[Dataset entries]
========

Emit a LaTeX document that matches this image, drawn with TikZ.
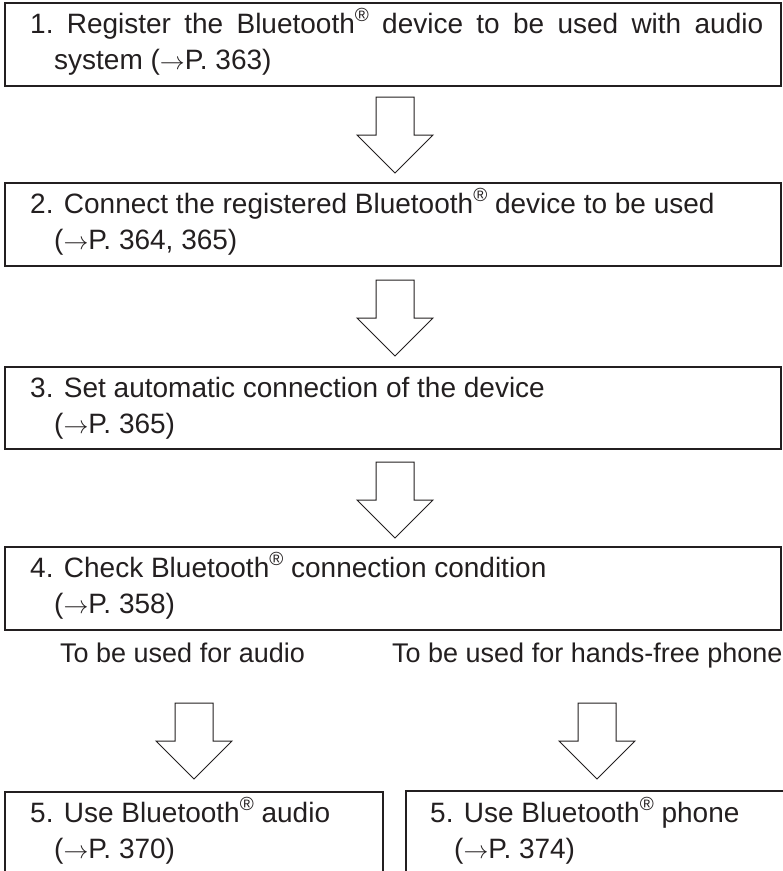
\documentclass[tikz,border=0pt]{standalone}
\usepackage{fontspec}
\setmainfont{Liberation Sans}
\definecolor{ink}{HTML}{231F20}
\newcommand{\regmark}{\raisebox{0.40em}{\fontsize{19}{19}\selectfont ®}}
\newcommand{\pref}{$\rightarrow$}
\begin{document}
\begin{tikzpicture}[x=1pt,y=-1pt,
  box/.style={draw=ink, line width=1.2pt, rectangle, inner sep=0pt, outer sep=0pt, anchor=north west},
  txt/.style={anchor=base west, inner sep=0pt, text=ink, font=\fontsize{28}{34}\selectfont},
  lab/.style={anchor=base west, inner sep=0pt, text=ink, font=\fontsize{27}{32}\selectfont},
  blk/.style={draw=ink, line width=1pt, fill=white, line join=miter}
]
\useasboundingbox (0,0) rectangle (783,871);
% boxes
\node[box, minimum width=776pt, minimum height=83pt] (b1) at (5,3) {};
\node[box, minimum width=776pt, minimum height=83pt] (b2) at (5,183) {};
\node[box, minimum width=776pt, minimum height=82pt] (b3) at (5,367) {};
\node[box, minimum width=776pt, minimum height=83pt] (b4) at (5,547) {};
\node[box, minimum width=378pt, minimum height=100pt] (b5) at (5,792) {};
\node[box, minimum width=390pt, minimum height=100pt] (b6) at (406,791) {};
% texts
\node[txt] (t1a) at (30,33) {\makebox[733pt][s]{1.\ Register the Bluetooth\regmark{} device to be used with audio}};
\node[txt] (t1b) at (54,69) {system (\pref P. 363)};
\node[txt] (t2a) at (30,213) {2. Connect the registered Bluetooth\regmark{} device to be used};
\node[txt] (t2b) at (54,249) {(\pref P. 364, 365)};
\node[txt] (t3a) at (30,397) {3. Set automatic connection of the device};
\node[txt] (t3b) at (54,433) {(\pref P. 365)};
\node[txt] (t4a) at (30,577) {4. Check Bluetooth\regmark{} connection condition};
\node[txt] (t4b) at (54,613) {(\pref P. 358)};
\node[lab] (la) at (60,662) {To be used for audio};
\node[lab] (lb) at (392,662) {To be used for hands-free phone};
\node[txt] (t5a) at (30,822) {5. Use Bluetooth\regmark{} audio};
\node[txt] (t5b) at (54,858) {(\pref P. 370)};
\node[txt] (t6a) at (430,822) {5. Use Bluetooth\regmark{} phone};
\node[txt] (t6b) at (454,858) {(\pref P. 374)};
% block arrows
\coordinate (a1) at (395,97);
\coordinate (a2) at (395,280);
\coordinate (a3) at (395,462);
\coordinate (a4) at (194,703);
\coordinate (a5) at (597,703);
\foreach \a in {a1,a2,a3,a4,a5}{
  \draw[blk] (\a) ++(-19,0) -- ++(38,0) -- ++(0,38) -- ++(19,0) -- ++(-38,38) -- ++(-38,-38) -- ++(19,0) -- cycle;
}
\end{tikzpicture}
\end{document}
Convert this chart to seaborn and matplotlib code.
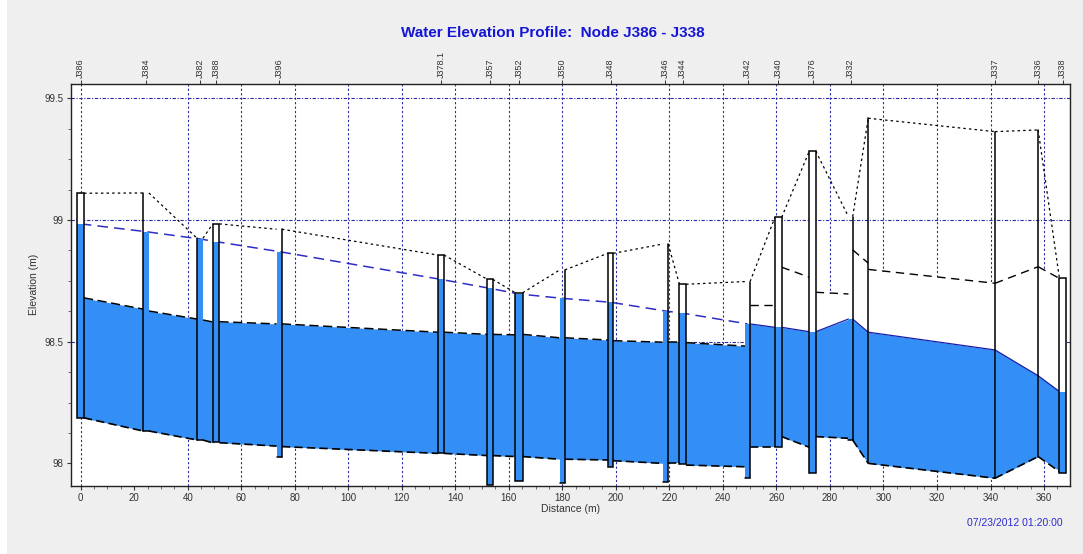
import numpy as np
import pandas as pd
import matplotlib
matplotlib.use("Agg")
import matplotlib.pyplot as plt
import seaborn as sns
from matplotlib.patches import Rectangle
from matplotlib.ticker import MultipleLocator, FixedLocator, FixedFormatter

# ---------------- data ----------------
node_names = ["J386", "J384", "J382", "J388", "J396", "J378.1", "J357", "J352", "J350", "J348",
              "J346", "J344", "J342", "J340", "J376", "J332", "", "J337", "J336", "J338"]
node_dist = [0.0, 24.4, 44.6, 50.6, 74.2, 134.6, 153.0, 163.8, 180.0, 198.0,
             218.5, 225.0, 249.2, 260.7, 273.5, 287.7, 294.3, 341.7, 357.8, 367.0]
node_rim = [99.110, 99.111, 98.925, 98.984, 98.962, 98.856, 98.756, 98.701, 98.795, 98.863,
            98.901, 98.736, 98.747, 99.011, 99.283, 99.014, 99.418, 99.363, 99.370, 98.760]
node_hgl = [98.984, 98.952, 98.922, 98.911, 98.870, 98.756, 98.719, 98.696, 98.678, 98.662,
            98.626, 98.617, 98.573, 98.559, 98.541, 98.593, 98.539, 98.466, 98.360, 98.295]
node_invert = [98.187, 98.133, 98.096, 98.089, 98.028, 98.041, 97.911, 97.929, 97.919, 97.986,
               97.925, 97.996, 97.939, 98.066, 97.959, 98.096, 98.000, 97.939, 98.028, 97.959]

link_up_invert = [98.187, 98.133, 98.096, 98.085, 98.069, 98.041, 98.032, 98.028, 98.017, 98.011,
                  98.000, 97.993, 98.069, 98.110, 98.110, 98.096, 98.000, 97.939, 98.028]
link_dn_invert = [98.133, 98.096, 98.084, 98.071, 98.041, 98.032, 98.028, 98.017, 98.014, 98.000,
                  98.000, 97.986, 98.069, 98.066, 98.103, 98.000, 97.939, 98.028, 97.966]
link_up_crown = [98.680, 98.626, 98.589, 98.582, 98.573, 98.539, 98.530, 98.530, 98.516, 98.504,
                 98.498, 98.496, 98.651, 98.806, 98.703, 98.877, 98.797, 98.740, 98.808]
link_dn_crown = [98.634, 98.593, 98.581, 98.573, 98.539, 98.530, 98.528, 98.516, 98.507, 98.498,
                 98.498, 98.482, 98.651, 98.765, 98.696, 98.823, 98.740, 98.808, 98.760]

x_ticks = list(range(0, 361, 20))
y_ticks = [98.0, 98.5, 99.0, 99.5]
y_tick_labels = ["98", "98.5", "99", "99.5"]
title = "Water Elevation Profile:  Node J386 - J338"
timestamp = "07/23/2012 01:20:00"

# ---------------- styles ----------------
node_width = {"J386": 2.5, "J384": 2.2, "J382": 2.2, "J388": 2.5, "J396": 2.0, "J378.1": 2.35,
              "J357": 2.0, "J352": 2.75, "J350": 1.9, "J348": 2.1, "J346": 2.1, "J344": 2.5,
              "J342": 1.9, "J340": 2.5, "J376": 2.4, "J332": 1.6, "": 0.0, "J337": 0.0,
              "J336": 0.0, "J338": 2.5}
node_style = {"J386": "box", "J384": "left", "J382": "left", "J388": "box", "J396": "right",
              "J378.1": "box", "J357": "box", "J352": "box", "J350": "right", "J348": "box",
              "J346": "right", "J344": "box", "J342": "right", "J340": "box", "J376": "box",
              "J332": "right", "": "line", "J337": "line", "J336": "line", "J338": "box"}

BLUE = "#338ff5"
GRID = "#2a2aa8"

sns.set_style("white")
plt.rcParams["font.family"] = ["Liberation Sans", "DejaVu Sans"]

fig = plt.figure(figsize=(10.83, 5.54), dpi=100)
fig.patch.set_facecolor("#efefef")
fig.patches.append(Rectangle((0, 0), 7 / 1083, 1, transform=fig.transFigure,
                             facecolor="white", edgecolor="none", zorder=0))
ax = fig.add_axes([70.5 / 1083, 68 / 554, (1070 - 70.5) / 1083, (486 - 83.7) / 554])
ax.set_facecolor("white")
ax.set_xlim(-3.8, 369.7)
ax.set_ylim(97.907, 99.56)

# grid (drawn manually, behind everything)
for xv in x_ticks:
    if xv == 20:
        continue
    ax.axvline(xv, color=GRID, lw=0.8, ls=(0, (2, 2)), zorder=0.5)
for yv in [98.5, 99.0, 99.5]:
    ax.axhline(yv, color=GRID, lw=0.8, ls=(0, (3, 1.5, 1, 1.5)), zorder=0.5)

n = len(node_names)
half = [node_width[node_names[i]] / 2 for i in range(n)]
left_edge = [node_dist[i] - half[i] for i in range(n)]
right_edge = [node_dist[i] + half[i] for i in range(n)]

# pipes
for i in range(n - 1):
    x0, x1 = right_edge[i], left_edge[i + 1]
    inv = np.array([link_up_invert[i], link_dn_invert[i]])
    crn = np.array([link_up_crown[i], link_dn_crown[i]])
    wat = np.array([node_hgl[i], node_hgl[i + 1]])
    top = np.minimum(wat, crn)
    xs = np.array([x0, x1])
    # fills overlap slightly into the nodes to avoid seams
    xf = np.array([x0 - min(0.4, half[i]), x1 + min(0.4, half[i + 1])])
    ax.fill_between(xf, inv, crn, color="white", lw=0, zorder=1.5)
    ax.fill_between(xf, inv, top, color=BLUE, lw=0, zorder=2)
    ax.plot(xs, inv, color="black", lw=1.2, ls=(0, (5, 2.5)), zorder=3)
    full = wat[0] >= crn[0] and wat[1] >= crn[1]
    if full:
        ax.plot(xs, crn, color="black", lw=1.1, ls=(0, (6, 3)), zorder=3)
    else:
        ax.plot(xs, crn, color="black", lw=1.0, ls=(0, (6, 4)), zorder=3)
        ax.plot(xs, top, color="#1c1ca8", lw=0.9, zorder=3)

# ground surface line between node rims
for i in range(n - 1):
    seg = pd.DataFrame({"x": [right_edge[i], left_edge[i + 1]],
                        "y": [node_rim[i], node_rim[i + 1]]})
    sns.lineplot(data=seg, x="x", y="y", ax=ax, color="black", lw=0.9,
                 linestyle=(0, (2, 2.5)), sort=False, estimator=None, zorder=3)

# hydraulic grade line where surcharged
surch = [i for i in range(n) if i <= 12]
hgl_df = pd.DataFrame({"x": [node_dist[i] for i in surch], "y": [node_hgl[i] for i in surch]})
sns.lineplot(data=hgl_df, x="x", y="y", ax=ax, color="#2d2dc8", lw=1.1,
             linestyle=(0, (7, 4)), sort=False, estimator=None, zorder=3.2)

# nodes
for i in range(n):
    nm = node_names[i]
    st = node_style[nm]
    l, r = left_edge[i], right_edge[i]
    w = r - l
    rim, hgl, inv = node_rim[i], node_hgl[i], node_invert[i]
    if st == "box":
        ax.add_patch(Rectangle((l, inv), w, rim - inv, facecolor="white", edgecolor="none", zorder=4))
        ax.add_patch(Rectangle((l, inv), w, min(hgl, rim) - inv, facecolor=BLUE, edgecolor="none", zorder=4.1))
        ax.add_patch(Rectangle((l, inv), w, rim - inv, facecolor="none", edgecolor="black", lw=1.1, zorder=5))
    elif st in ("left", "right"):
        ax.add_patch(Rectangle((l, inv), w, min(hgl, rim) - inv, facecolor=BLUE, edgecolor="none", zorder=4.1))
        xe = l if st == "left" else r
        ax.plot([xe, xe], [inv, rim], color="black", lw=1.1, zorder=5)
        ax.plot([l, r], [inv, inv], color="black", lw=1.1, zorder=5)
    else:
        ax.plot([node_dist[i], node_dist[i]], [inv, rim], color="black", lw=1.1, zorder=5)

# axes styling
ax.xaxis.set_major_locator(FixedLocator(x_ticks))
ax.xaxis.set_minor_locator(MultipleLocator(5))
ax.yaxis.set_major_locator(FixedLocator(y_ticks))
ax.yaxis.set_major_formatter(FixedFormatter(y_tick_labels))
ax.yaxis.set_minor_locator(MultipleLocator(0.125))
ax.tick_params(axis="both", which="major", direction="out", length=3, width=0.8,
               labelsize=7, colors="#333333", pad=2)
ax.tick_params(axis="both", which="minor", direction="out", length=2, width=0.6, colors="#555555")
ax.tick_params(axis="x", bottom=True, which="both")
ax.tick_params(axis="y", left=True, which="both")
for sp in ax.spines.values():
    sp.set_color("#222222")
    sp.set_linewidth(1.0)
ax.set_xlabel("Distance (m)", fontsize=7.5, color="#333333", labelpad=1)
ax.set_ylabel("Elevation (m)", fontsize=7.5, color="#333333", labelpad=4)

# node labels on top
topax = ax.secondary_xaxis("top")
lab_idx = [i for i in range(n) if node_names[i]]
topax.set_xticks([node_dist[i] for i in lab_idx])
topax.set_xticklabels([node_names[i] for i in lab_idx], rotation=90, fontsize=6.5, color="#333333")
topax.tick_params(direction="out", length=3, width=0.7, pad=1, colors="#333333")
topax.xaxis.set_minor_locator(FixedLocator([]))
topax.spines["top"].set_visible(False)

fig.text(553 / 1083, 1 - 33 / 554, title, ha="center", va="center", fontsize=11,
         fontweight="bold", color="#1515d5")
fig.text(1063 / 1083, 1 - 523 / 554, timestamp, ha="right", va="center", fontsize=7.5,
         color="#2b2bd0")

fig.savefig("out.png", dpi=100, facecolor=fig.get_facecolor())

========

In the listing above, find the line with "Convert this chart" and the line with "from matplotlib.ticker import". Set down both and every line between them, minus the pictures.

Convert this chart to seaborn and matplotlib code.
import numpy as np
import pandas as pd
import matplotlib
matplotlib.use("Agg")
import matplotlib.pyplot as plt
import seaborn as sns
from matplotlib.patches import Rectangle
from matplotlib.ticker import MultipleLocator, FixedLocator, FixedFormatter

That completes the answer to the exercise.